[Saved data entries]
───
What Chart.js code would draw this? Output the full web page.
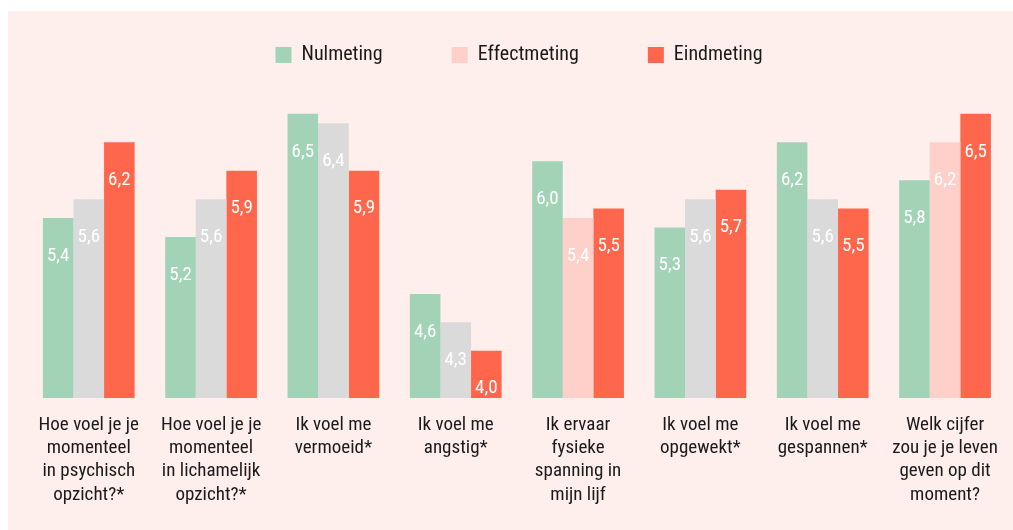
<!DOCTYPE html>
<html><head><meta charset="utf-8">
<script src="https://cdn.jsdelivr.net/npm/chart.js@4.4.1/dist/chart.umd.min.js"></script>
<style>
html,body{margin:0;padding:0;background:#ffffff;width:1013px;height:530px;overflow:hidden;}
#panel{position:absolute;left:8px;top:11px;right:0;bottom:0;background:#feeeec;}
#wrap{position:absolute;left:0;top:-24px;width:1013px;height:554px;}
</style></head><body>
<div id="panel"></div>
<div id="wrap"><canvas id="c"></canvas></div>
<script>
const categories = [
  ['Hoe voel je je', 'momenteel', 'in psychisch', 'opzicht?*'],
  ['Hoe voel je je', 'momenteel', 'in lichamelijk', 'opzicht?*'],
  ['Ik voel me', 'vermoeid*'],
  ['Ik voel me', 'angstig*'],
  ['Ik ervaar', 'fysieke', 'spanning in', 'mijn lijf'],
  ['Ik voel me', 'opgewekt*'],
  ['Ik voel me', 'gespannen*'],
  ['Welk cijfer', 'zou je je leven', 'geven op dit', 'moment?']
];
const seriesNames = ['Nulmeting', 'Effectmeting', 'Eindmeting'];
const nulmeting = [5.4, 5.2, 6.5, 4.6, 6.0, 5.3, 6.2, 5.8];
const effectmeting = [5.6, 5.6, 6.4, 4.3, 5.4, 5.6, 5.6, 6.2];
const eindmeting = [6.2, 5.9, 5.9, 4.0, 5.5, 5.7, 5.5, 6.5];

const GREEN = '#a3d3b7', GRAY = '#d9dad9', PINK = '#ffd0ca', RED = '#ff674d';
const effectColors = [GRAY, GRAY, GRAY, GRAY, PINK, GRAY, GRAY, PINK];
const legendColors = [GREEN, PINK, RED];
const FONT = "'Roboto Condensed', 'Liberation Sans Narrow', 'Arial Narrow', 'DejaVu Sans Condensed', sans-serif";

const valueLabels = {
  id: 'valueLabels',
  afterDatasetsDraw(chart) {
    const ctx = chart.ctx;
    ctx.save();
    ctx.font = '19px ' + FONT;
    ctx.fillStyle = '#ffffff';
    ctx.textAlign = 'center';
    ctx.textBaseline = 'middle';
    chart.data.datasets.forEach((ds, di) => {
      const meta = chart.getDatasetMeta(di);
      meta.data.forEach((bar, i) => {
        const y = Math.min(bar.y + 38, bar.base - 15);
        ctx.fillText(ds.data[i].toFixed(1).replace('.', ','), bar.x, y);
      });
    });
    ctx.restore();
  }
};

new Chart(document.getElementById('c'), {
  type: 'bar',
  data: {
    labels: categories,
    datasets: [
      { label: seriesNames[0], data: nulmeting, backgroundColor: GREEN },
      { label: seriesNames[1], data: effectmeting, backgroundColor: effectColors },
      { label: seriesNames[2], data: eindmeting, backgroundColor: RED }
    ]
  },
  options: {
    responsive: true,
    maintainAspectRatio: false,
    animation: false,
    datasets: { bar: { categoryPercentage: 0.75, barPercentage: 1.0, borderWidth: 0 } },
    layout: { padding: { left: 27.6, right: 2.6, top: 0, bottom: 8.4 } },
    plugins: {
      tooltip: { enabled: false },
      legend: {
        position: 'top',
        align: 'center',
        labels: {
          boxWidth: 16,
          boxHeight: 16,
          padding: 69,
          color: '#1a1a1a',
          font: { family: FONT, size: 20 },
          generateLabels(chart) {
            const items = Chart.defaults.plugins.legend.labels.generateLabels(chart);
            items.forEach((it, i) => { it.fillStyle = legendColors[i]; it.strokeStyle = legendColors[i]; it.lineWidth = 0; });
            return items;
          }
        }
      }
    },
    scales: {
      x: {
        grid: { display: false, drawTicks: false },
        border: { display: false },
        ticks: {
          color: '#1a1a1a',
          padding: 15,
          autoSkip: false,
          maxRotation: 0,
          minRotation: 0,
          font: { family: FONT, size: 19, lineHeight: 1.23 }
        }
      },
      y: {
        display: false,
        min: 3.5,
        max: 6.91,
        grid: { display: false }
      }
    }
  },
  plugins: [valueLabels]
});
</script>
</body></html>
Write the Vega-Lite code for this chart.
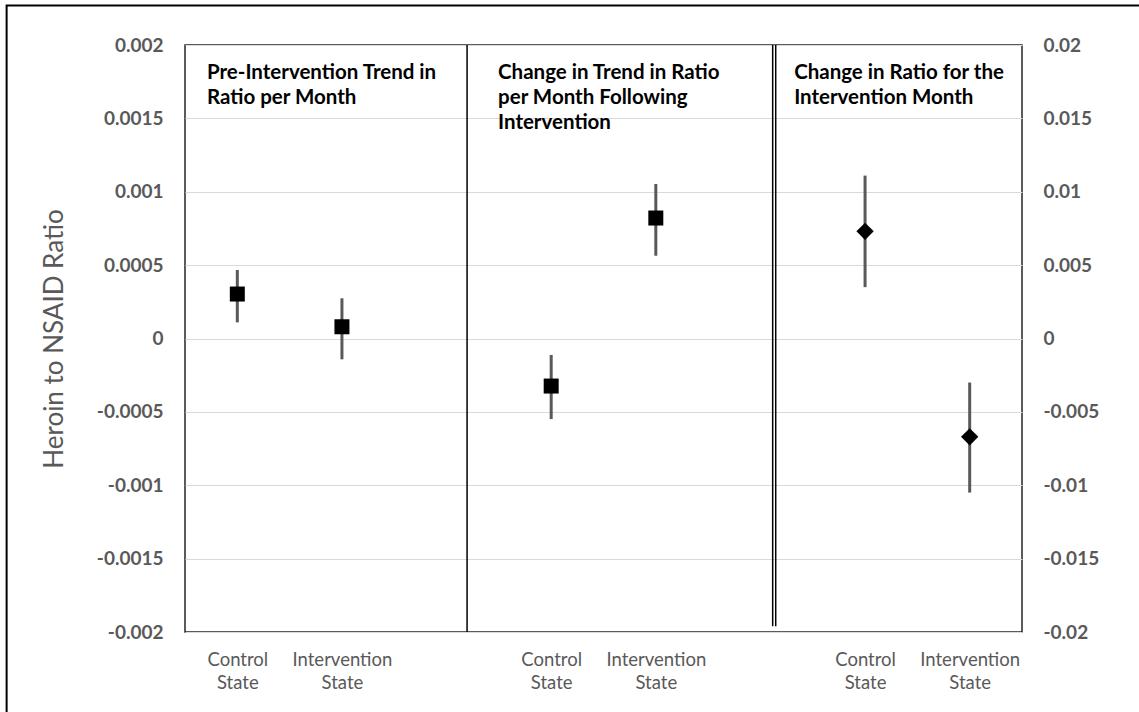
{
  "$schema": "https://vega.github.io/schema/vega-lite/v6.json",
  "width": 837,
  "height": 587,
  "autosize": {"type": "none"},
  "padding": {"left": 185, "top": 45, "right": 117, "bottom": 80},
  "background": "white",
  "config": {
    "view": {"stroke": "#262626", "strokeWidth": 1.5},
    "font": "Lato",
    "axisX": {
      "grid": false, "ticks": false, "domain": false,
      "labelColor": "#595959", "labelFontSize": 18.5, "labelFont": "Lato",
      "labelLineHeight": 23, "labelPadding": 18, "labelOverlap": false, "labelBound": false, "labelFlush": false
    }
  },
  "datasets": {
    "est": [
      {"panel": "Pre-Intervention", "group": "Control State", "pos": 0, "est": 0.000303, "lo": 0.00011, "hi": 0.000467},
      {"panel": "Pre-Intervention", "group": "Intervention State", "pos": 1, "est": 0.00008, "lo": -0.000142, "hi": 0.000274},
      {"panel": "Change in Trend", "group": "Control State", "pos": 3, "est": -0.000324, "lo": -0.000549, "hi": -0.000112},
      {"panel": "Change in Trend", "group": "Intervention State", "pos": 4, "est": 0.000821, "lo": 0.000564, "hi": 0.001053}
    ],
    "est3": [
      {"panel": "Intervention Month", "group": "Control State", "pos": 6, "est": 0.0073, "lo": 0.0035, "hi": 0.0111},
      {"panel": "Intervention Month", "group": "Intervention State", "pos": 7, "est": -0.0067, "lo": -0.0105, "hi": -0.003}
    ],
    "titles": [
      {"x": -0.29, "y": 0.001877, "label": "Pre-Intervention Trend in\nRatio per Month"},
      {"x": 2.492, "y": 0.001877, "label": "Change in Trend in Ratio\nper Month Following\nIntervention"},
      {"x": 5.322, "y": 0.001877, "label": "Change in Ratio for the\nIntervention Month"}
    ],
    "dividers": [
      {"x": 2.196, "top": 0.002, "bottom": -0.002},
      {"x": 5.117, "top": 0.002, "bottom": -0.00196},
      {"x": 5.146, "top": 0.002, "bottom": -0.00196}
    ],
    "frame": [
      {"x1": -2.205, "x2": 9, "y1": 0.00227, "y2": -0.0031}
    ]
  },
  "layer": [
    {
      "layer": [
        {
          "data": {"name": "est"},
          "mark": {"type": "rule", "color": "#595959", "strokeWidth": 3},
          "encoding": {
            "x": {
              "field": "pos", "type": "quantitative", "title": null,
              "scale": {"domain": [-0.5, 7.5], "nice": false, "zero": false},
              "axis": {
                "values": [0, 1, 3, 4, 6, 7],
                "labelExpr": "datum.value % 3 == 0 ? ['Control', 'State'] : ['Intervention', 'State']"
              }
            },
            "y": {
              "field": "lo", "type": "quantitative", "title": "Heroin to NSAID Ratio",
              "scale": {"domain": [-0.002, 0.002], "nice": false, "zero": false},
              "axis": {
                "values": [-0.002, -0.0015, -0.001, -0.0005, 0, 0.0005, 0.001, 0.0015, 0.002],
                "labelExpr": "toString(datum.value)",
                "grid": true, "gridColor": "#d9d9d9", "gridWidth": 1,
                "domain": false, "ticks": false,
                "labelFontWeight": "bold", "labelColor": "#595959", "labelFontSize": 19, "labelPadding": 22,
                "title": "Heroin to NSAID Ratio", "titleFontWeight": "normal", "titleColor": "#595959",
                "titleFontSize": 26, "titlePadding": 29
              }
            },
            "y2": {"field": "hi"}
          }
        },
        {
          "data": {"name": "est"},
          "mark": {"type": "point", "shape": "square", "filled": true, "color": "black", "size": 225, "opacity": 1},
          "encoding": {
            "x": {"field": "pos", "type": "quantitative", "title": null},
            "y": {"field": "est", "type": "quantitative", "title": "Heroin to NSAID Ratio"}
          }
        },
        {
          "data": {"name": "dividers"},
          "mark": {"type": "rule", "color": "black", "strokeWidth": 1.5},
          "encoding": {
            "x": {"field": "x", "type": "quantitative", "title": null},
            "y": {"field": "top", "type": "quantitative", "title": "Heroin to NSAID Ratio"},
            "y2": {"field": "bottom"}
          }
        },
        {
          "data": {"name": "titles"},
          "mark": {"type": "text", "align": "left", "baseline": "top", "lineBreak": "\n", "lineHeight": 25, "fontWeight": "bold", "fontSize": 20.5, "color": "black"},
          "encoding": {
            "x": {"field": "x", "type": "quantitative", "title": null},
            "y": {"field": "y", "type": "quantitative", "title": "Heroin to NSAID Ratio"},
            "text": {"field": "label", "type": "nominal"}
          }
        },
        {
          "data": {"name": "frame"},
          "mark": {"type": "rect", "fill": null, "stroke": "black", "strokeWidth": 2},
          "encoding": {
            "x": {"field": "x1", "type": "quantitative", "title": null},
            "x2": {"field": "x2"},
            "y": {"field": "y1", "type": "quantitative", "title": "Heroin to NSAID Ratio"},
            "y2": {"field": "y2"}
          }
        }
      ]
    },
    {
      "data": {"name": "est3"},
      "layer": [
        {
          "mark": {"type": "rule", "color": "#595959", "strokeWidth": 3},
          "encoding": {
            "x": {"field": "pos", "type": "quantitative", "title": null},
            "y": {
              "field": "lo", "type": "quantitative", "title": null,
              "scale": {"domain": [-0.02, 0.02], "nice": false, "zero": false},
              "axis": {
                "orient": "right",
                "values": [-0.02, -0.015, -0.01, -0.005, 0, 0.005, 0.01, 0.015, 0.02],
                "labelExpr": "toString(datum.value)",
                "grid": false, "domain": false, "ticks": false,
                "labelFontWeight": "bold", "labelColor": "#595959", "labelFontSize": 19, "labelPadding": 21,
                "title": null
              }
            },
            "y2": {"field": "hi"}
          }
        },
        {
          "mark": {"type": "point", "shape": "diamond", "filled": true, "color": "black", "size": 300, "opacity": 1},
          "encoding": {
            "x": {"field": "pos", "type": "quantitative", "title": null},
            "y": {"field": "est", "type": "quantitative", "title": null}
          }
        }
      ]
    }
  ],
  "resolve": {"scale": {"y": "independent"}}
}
───
▶ WHAT TO PRODUCE:
Among the lines above, count those containing the word "code" and give nothing but the result.

▶ ANSWER TO THE EXERCISE:
2